Set problem:
Write out the data below in full, unchanged, minus the images.

Data shown:
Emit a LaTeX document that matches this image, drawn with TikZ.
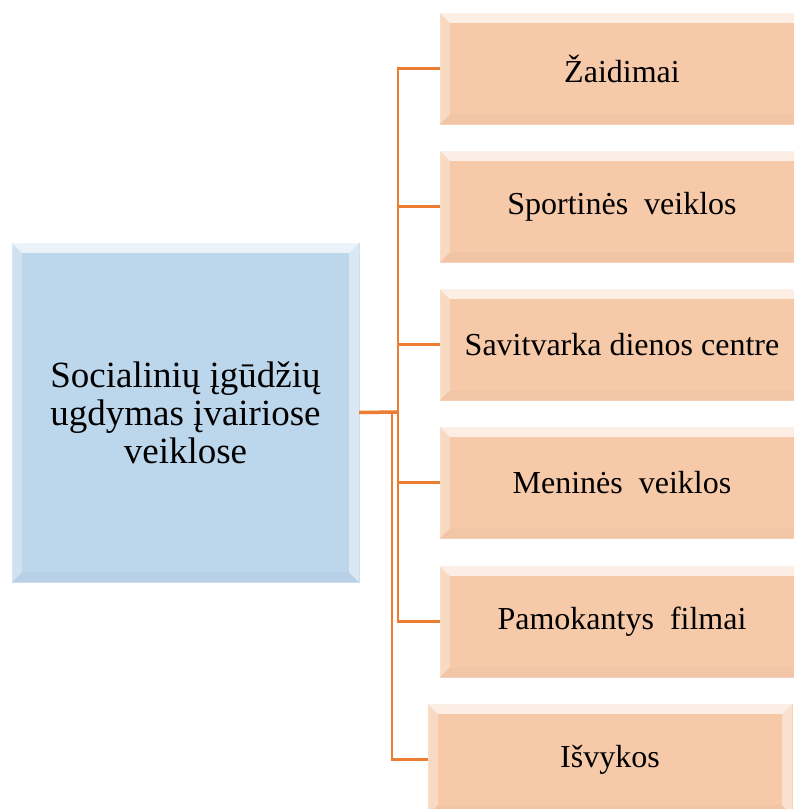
\documentclass[tikz,border=0pt]{standalone}
\usepackage{fontspec}
\setmainfont{Liberation Serif}
\usepackage{tikz}
\usetikzlibrary{positioning, calc}
\definecolor{peachfill}{RGB}{246, 201, 169}
\definecolor{skyfill}{RGB}{188, 214, 236}
\definecolor{linkorange}{RGB}{237, 125, 49}

\begin{document}
\begin{tikzpicture}[
    x=1pt, y=-1pt,
    mainbox/.style={rectangle, fill=skyfill, draw=skyfill!80!white, minimum width=347pt, minimum height=339pt, align=center, inner sep=0pt, font=\fontsize{37}{38}\selectfont},
    itembox/.style={rectangle, fill=peachfill, draw=peachfill!85!white, minimum width=364pt, minimum height=111pt, align=center, inner sep=0pt, font=\fontsize{32}{36}\selectfont},
    link/.style={draw=linkorange, line width=2.2pt}
]
    \clip (0,0) rectangle (794,809);
    \fill[white] (0,0) rectangle (794,809);

    % Main topic
    \node[mainbox] (main) at (185.5, 412.5) {Socialinių įgūdžių\\ugdymas įvairiose\\veiklose};

    % Activities
    \node[itembox] (v1) at (622, 68.5) {Žaidimai};
    \node[itembox] (v2) at (622, 206.5) {Sportinės\ \ veiklos};
    \node[itembox] (v3) at (622, 344.5) {Savitvarka dienos centre};
    \node[itembox] (v4) at (622, 482.5) {Meninės\ \ veiklos};
    \node[itembox] (v5) at (622, 621.5) {Pamokantys\ \ filmai};
    \node[itembox] (v6) at (610, 759.5) {Išvykos};

    % Bevels
    \foreach \n in {main, v1, v2, v3, v4, v5, v6} {
        \fill[white, opacity=0.7] (\n.north west) -- (\n.north east) -- ($(\n.north east)+(-10,10)$) -- ($(\n.north west)+(10,10)$) -- cycle;
        \fill[white, opacity=0.3] (\n.north west) -- ($(\n.north west)+(10,10)$) -- ($(\n.south west)+(10,-10)$) -- (\n.south west) -- cycle;
        \fill[white, opacity=0.45] (\n.north east) -- ($(\n.north east)+(-10,10)$) -- ($(\n.south east)+(-10,-10)$) -- (\n.south east) -- cycle;
        \fill[black, opacity=0.02] (\n.south west) -- ($(\n.south west)+(10,-10)$) -- ($(\n.south east)+(-10,-10)$) -- (\n.south east) -- cycle;
    }

    % Connectors
    \coordinate (hub) at (398, 412);
    \coordinate (hubb) at (392, 412);
    \draw[link, line width=3.5pt] (main.east) -- (hub);
    \foreach \i in {1,...,5}
        \draw[link] (hub) |- (v\i.west);
    \draw[link] (hubb) |- (v6.west);
\end{tikzpicture}
\end{document}
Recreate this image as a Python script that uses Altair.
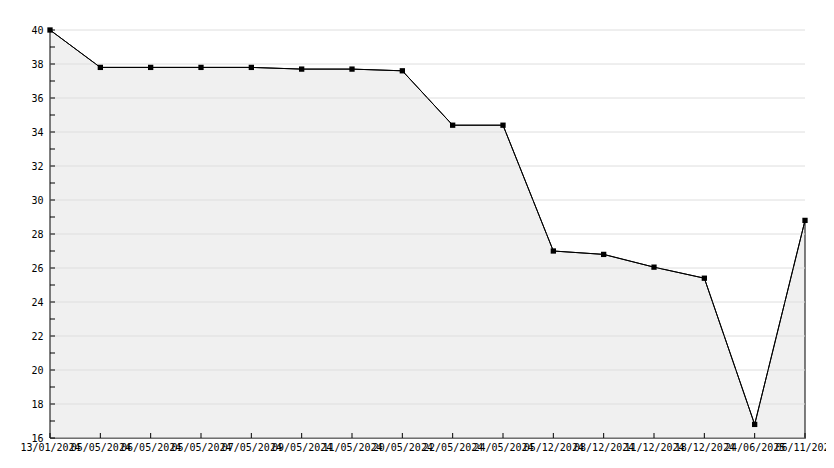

Worked answer:
Emit a LaTeX document that matches this image, drawn with TikZ.
\documentclass[tikz,border=0pt]{standalone}
\usepackage{fontspec}
\setmainfont{Liberation Serif}
\usepackage{tikz}
\usetikzlibrary{positioning, calc}
\definecolor{peachfill}{RGB}{246, 201, 169}
\definecolor{skyfill}{RGB}{188, 214, 236}
\definecolor{linkorange}{RGB}{237, 125, 49}

\begin{document}
\begin{tikzpicture}[
    x=1pt, y=-1pt,
    mainbox/.style={rectangle, fill=skyfill, draw=skyfill!80!white, minimum width=347pt, minimum height=339pt, align=center, inner sep=0pt, font=\fontsize{37}{38}\selectfont},
    itembox/.style={rectangle, fill=peachfill, draw=peachfill!85!white, minimum width=364pt, minimum height=111pt, align=center, inner sep=0pt, font=\fontsize{32}{36}\selectfont},
    link/.style={draw=linkorange, line width=2.2pt}
]
    \clip (0,0) rectangle (794,809);
    \fill[white] (0,0) rectangle (794,809);

    % Main topic
    \node[mainbox] (main) at (185.5, 412.5) {Socialinių įgūdžių\\ugdymas įvairiose\\veiklose};

    % Activities
    \node[itembox] (v1) at (622, 68.5) {Žaidimai};
    \node[itembox] (v2) at (622, 206.5) {Sportinės\ \ veiklos};
    \node[itembox] (v3) at (622, 344.5) {Savitvarka dienos centre};
    \node[itembox] (v4) at (622, 482.5) {Meninės\ \ veiklos};
    \node[itembox] (v5) at (622, 621.5) {Pamokantys\ \ filmai};
    \node[itembox] (v6) at (610, 759.5) {Išvykos};

    % Bevels
    \foreach \n in {main, v1, v2, v3, v4, v5, v6} {
        \fill[white, opacity=0.7] (\n.north west) -- (\n.north east) -- ($(\n.north east)+(-10,10)$) -- ($(\n.north west)+(10,10)$) -- cycle;
        \fill[white, opacity=0.3] (\n.north west) -- ($(\n.north west)+(10,10)$) -- ($(\n.south west)+(10,-10)$) -- (\n.south west) -- cycle;
        \fill[white, opacity=0.45] (\n.north east) -- ($(\n.north east)+(-10,10)$) -- ($(\n.south east)+(-10,-10)$) -- (\n.south east) -- cycle;
        \fill[black, opacity=0.02] (\n.south west) -- ($(\n.south west)+(10,-10)$) -- ($(\n.south east)+(-10,-10)$) -- (\n.south east) -- cycle;
    }

    % Connectors
    \coordinate (hub) at (398, 412);
    \coordinate (hubb) at (392, 412);
    \draw[link, line width=3.5pt] (main.east) -- (hub);
    \foreach \i in {1,...,5}
        \draw[link] (hub) |- (v\i.west);
    \draw[link] (hubb) |- (v6.west);
\end{tikzpicture}
\end{document}
Recreate this image as a Python script that uses Altair.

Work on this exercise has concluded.